David Leonhardt and Amanda Cox had an interesting Upshot piece about new research showing that heavier babies do better in school. One implication is that many of the induced births that doctors have performed in recent decades have actually been counterproductive from the standpoint of the health of the child. (Obviously the health of the mother must also be considered.)

This is an interesting finding, although I'll leave it to medical professionals to assess the strength of the evidence here. But it does raise an interesting issue from the standpoint of GDP accounting and measurements of living standards.

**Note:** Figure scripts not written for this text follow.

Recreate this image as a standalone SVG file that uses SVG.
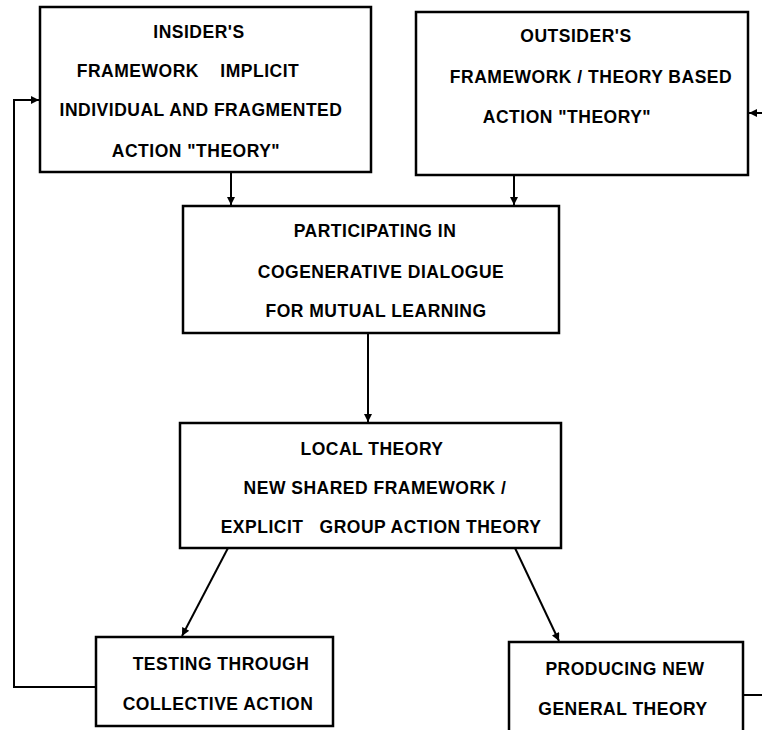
<svg xmlns="http://www.w3.org/2000/svg" width="762" height="730" viewBox="0 0 762 730">
  <style>
    .box { fill: #fff; stroke: #000; stroke-width: 2.5; }
    .lbl { font-family: "Liberation Sans", Arial, sans-serif; font-weight: bold; font-size: 17.5px; letter-spacing: 0.5px; fill: #000; text-anchor: middle; }
    .wire { fill: none; stroke: #000; stroke-width: 2; }
  </style>
  <defs>
    <marker id="head" viewBox="0 0 10 10" refX="10" refY="5" markerWidth="11" markerHeight="8" markerUnits="userSpaceOnUse" orient="auto">
      <path d="M0,0 L10,5 L0,10 Z" fill="#000"/>
    </marker>
  </defs>
  <rect width="762" height="730" fill="#fff"/>

  <g id="connectors">
    <!-- insider -> participating -->
    <line class="wire" x1="231" y1="172" x2="231" y2="205" marker-end="url(#head)"/>
    <!-- outsider -> participating -->
    <line class="wire" x1="514" y1="175" x2="514" y2="205" marker-end="url(#head)"/>
    <!-- participating -> local theory -->
    <line class="wire" x1="368" y1="333" x2="368" y2="422" marker-end="url(#head)"/>
    <!-- local theory -> testing -->
    <line class="wire" x1="228" y1="548" x2="182" y2="636" marker-end="url(#head)"/>
    <!-- local theory -> producing -->
    <line class="wire" x1="515" y1="548" x2="559" y2="641" marker-end="url(#head)"/>
    <!-- testing feeds back to insider -->
    <polyline class="wire" points="96,687 14,687 14,100 39,100" marker-end="url(#head)"/>
    <!-- producing feeds back to outsider -->
    <line class="wire" x1="743" y1="695" x2="762" y2="695"/>
    <line class="wire" x1="762" y1="113" x2="749" y2="113" marker-end="url(#head)"/>
  </g>

  <g id="insider">
    <rect class="box" x="40" y="7" width="331" height="165"/>
    <text class="lbl" x="199" y="38">INSIDER'S</text>
    <text class="lbl" x="188" y="77" xml:space="preserve">FRAMEWORK    IMPLICIT</text>
    <text class="lbl" x="201" y="116">INDIVIDUAL AND FRAGMENTED</text>
    <text class="lbl" x="196" y="157">ACTION "THEORY"</text>
  </g>

  <g id="outsider">
    <rect class="box" x="416" y="12" width="332" height="163"/>
    <text class="lbl" x="576" y="42">OUTSIDER'S</text>
    <text class="lbl" x="591" y="83">FRAMEWORK / THEORY BASED</text>
    <text class="lbl" x="567" y="123">ACTION "THEORY"</text>
  </g>

  <g id="participating">
    <rect class="box" x="183" y="206" width="376" height="127"/>
    <text class="lbl" x="375" y="237">PARTICIPATING IN</text>
    <text class="lbl" x="381" y="278">COGENERATIVE DIALOGUE</text>
    <text class="lbl" x="376" y="317">FOR MUTUAL LEARNING</text>
  </g>

  <g id="local-theory">
    <rect class="box" x="180" y="423" width="381" height="125"/>
    <text class="lbl" x="372" y="455">LOCAL THEORY</text>
    <text class="lbl" x="375" y="494">NEW SHARED FRAMEWORK /</text>
    <text class="lbl" x="381" y="533" xml:space="preserve">EXPLICIT   GROUP ACTION THEORY</text>
  </g>

  <g id="testing">
    <rect class="box" x="96" y="637" width="237" height="89"/>
    <text class="lbl" x="221" y="670">TESTING THROUGH</text>
    <text class="lbl" x="218" y="710">COLLECTIVE ACTION</text>
  </g>

  <g id="producing">
    <rect class="box" x="509" y="642" width="234" height="95"/>
    <text class="lbl" x="625" y="675">PRODUCING NEW</text>
    <text class="lbl" x="623" y="715">GENERAL THEORY</text>
  </g>
</svg>
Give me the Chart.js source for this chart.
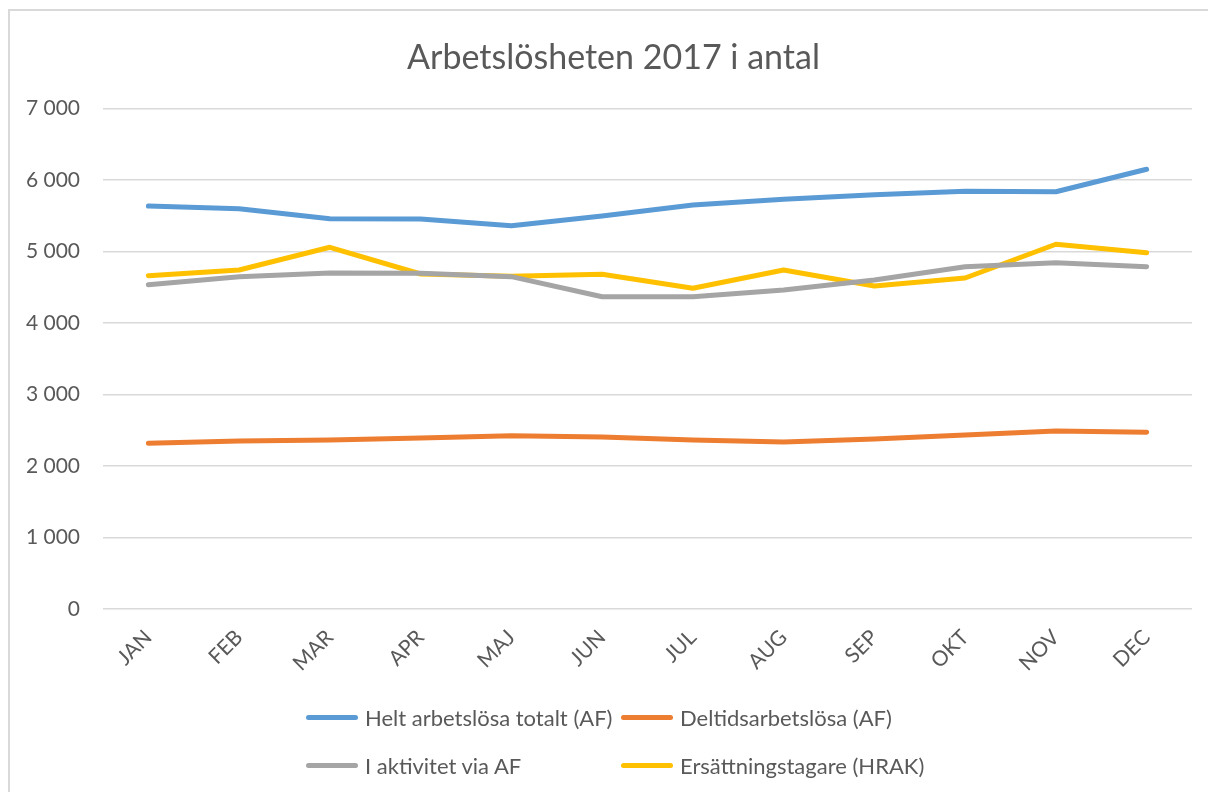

Let's assume that this finding is accurate and that many of the c-sections and other methods to hasten child birth have actually been a net negative from the standpoint of the child's health and neutral with respect to the mother's health. All of these procedures get counted in GDP as part of the economy's output. This means that we were counting services that were making us worse off as part of GDP. If we didn't have these procedures, other things equal, our GDP would be lower.

This issue arises in health care all the time for the simple reason that most of us are not in a position to assess the best medical treatment and must rely on the wisdom of our doctors and the medical profession. This differs from something like clothes, where we might think we are the best judges of the clothes that we should wear. (Okay, can the snide comments about my wardrobe.) At the end of the day what we value is our health, not the number of tests, procedures, and drugs we get. 

This is why I have always thought that for purposes like constructing cost-of-living indexes, we are best off just pulling out the money we spend on health care and measuring the price increases of non-health care consumption against the income we have left over after paying for health care expenses. This would treat spending on health care like a tax. If we want to then incorporate changes in our health into our assessment of living standards then we look directly at outcome measures (e.g. life expectancy, morbidity rates, self-rated health conditions), not the volume of health services we are consuming.